### YOUR GOAL
Starting at the first line of the data, please print exactly those lines through the one that holds "const y = d3.scaleLinear().domain([0,100]).range([484,70]);", omitting every picture.
------ SOURCE EXCERPT ------
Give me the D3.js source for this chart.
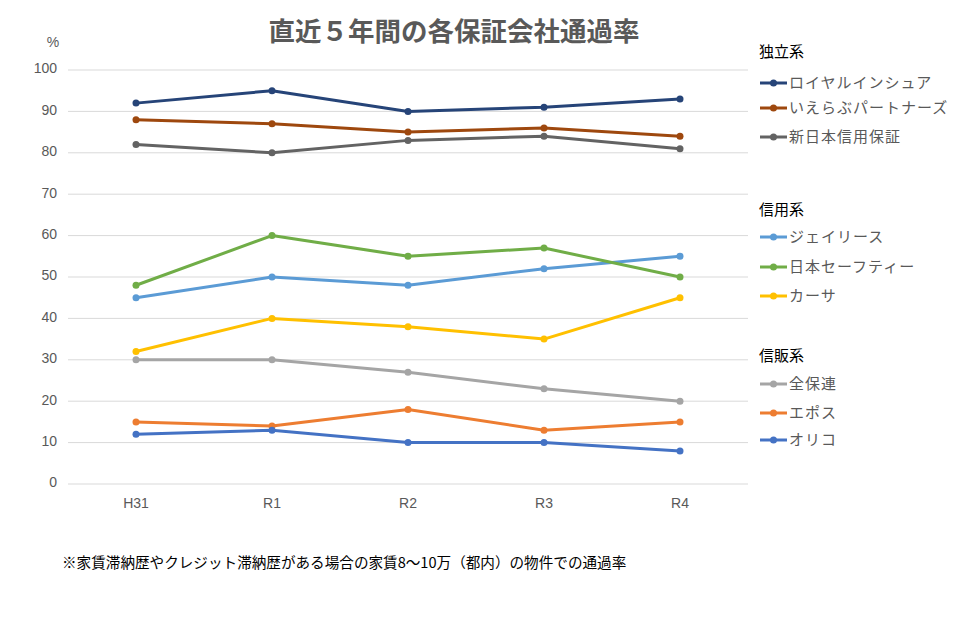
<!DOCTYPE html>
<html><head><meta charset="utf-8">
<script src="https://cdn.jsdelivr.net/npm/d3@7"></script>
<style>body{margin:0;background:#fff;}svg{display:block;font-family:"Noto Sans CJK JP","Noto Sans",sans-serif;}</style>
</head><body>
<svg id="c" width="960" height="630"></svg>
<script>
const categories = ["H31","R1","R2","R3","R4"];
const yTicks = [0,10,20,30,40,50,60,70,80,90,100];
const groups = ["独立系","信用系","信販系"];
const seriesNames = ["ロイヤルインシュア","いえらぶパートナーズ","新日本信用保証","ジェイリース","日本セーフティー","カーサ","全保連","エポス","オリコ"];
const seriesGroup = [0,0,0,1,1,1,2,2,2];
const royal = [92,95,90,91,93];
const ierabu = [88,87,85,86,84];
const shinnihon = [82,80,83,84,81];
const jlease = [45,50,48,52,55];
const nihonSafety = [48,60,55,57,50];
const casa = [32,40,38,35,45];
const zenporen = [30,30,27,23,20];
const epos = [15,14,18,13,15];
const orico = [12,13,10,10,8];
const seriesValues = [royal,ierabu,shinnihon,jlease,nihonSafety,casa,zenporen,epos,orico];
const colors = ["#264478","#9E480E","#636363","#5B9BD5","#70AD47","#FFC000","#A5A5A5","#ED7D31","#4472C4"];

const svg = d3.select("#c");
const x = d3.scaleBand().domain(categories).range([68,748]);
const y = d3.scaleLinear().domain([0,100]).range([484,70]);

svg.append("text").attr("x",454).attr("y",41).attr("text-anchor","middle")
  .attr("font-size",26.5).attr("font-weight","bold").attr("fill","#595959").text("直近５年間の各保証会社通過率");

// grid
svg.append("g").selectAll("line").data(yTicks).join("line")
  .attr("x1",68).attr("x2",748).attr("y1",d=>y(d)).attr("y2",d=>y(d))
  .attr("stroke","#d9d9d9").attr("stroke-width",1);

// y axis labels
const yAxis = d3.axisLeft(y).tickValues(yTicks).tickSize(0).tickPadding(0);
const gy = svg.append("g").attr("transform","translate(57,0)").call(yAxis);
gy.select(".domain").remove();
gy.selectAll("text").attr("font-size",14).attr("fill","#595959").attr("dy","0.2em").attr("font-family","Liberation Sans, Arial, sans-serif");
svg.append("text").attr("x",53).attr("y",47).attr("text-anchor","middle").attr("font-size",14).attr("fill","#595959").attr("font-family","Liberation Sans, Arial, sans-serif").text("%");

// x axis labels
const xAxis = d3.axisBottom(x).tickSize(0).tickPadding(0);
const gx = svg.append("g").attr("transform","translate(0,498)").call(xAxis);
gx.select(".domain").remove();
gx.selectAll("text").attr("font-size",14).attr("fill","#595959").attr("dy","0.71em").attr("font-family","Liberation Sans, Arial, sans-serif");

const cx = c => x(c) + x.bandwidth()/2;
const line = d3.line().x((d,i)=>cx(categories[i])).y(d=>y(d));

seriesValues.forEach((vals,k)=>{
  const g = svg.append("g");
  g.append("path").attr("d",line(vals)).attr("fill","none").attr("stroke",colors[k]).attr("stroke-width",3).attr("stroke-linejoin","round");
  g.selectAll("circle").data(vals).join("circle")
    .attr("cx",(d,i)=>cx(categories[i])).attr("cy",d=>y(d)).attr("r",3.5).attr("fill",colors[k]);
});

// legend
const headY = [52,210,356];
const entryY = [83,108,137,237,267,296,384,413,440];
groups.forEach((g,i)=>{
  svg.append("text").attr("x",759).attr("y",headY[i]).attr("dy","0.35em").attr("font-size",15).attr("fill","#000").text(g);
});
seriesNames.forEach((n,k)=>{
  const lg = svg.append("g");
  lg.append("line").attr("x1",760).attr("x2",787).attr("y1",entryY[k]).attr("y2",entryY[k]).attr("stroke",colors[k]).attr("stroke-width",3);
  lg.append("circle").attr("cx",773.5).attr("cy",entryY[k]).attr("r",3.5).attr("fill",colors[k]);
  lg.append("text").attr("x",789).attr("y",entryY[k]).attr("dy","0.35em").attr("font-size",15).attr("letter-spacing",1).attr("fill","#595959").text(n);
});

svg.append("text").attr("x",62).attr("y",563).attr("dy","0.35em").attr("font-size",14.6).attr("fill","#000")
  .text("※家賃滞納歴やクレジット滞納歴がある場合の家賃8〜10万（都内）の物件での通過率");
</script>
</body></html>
------
### SOLUTION FOR THIS EXERCISE
Give me the D3.js source for this chart.
<!DOCTYPE html>
<html><head><meta charset="utf-8">
<script src="https://cdn.jsdelivr.net/npm/d3@7"></script>
<style>body{margin:0;background:#fff;}svg{display:block;font-family:"Noto Sans CJK JP","Noto Sans",sans-serif;}</style>
</head><body>
<svg id="c" width="960" height="630"></svg>
<script>
const categories = ["H31","R1","R2","R3","R4"];
const yTicks = [0,10,20,30,40,50,60,70,80,90,100];
const groups = ["独立系","信用系","信販系"];
const seriesNames = ["ロイヤルインシュア","いえらぶパートナーズ","新日本信用保証","ジェイリース","日本セーフティー","カーサ","全保連","エポス","オリコ"];
const seriesGroup = [0,0,0,1,1,1,2,2,2];
const royal = [92,95,90,91,93];
const ierabu = [88,87,85,86,84];
const shinnihon = [82,80,83,84,81];
const jlease = [45,50,48,52,55];
const nihonSafety = [48,60,55,57,50];
const casa = [32,40,38,35,45];
const zenporen = [30,30,27,23,20];
const epos = [15,14,18,13,15];
const orico = [12,13,10,10,8];
const seriesValues = [royal,ierabu,shinnihon,jlease,nihonSafety,casa,zenporen,epos,orico];
const colors = ["#264478","#9E480E","#636363","#5B9BD5","#70AD47","#FFC000","#A5A5A5","#ED7D31","#4472C4"];

const svg = d3.select("#c");
const x = d3.scaleBand().domain(categories).range([68,748]);
const y = d3.scaleLinear().domain([0,100]).range([484,70]);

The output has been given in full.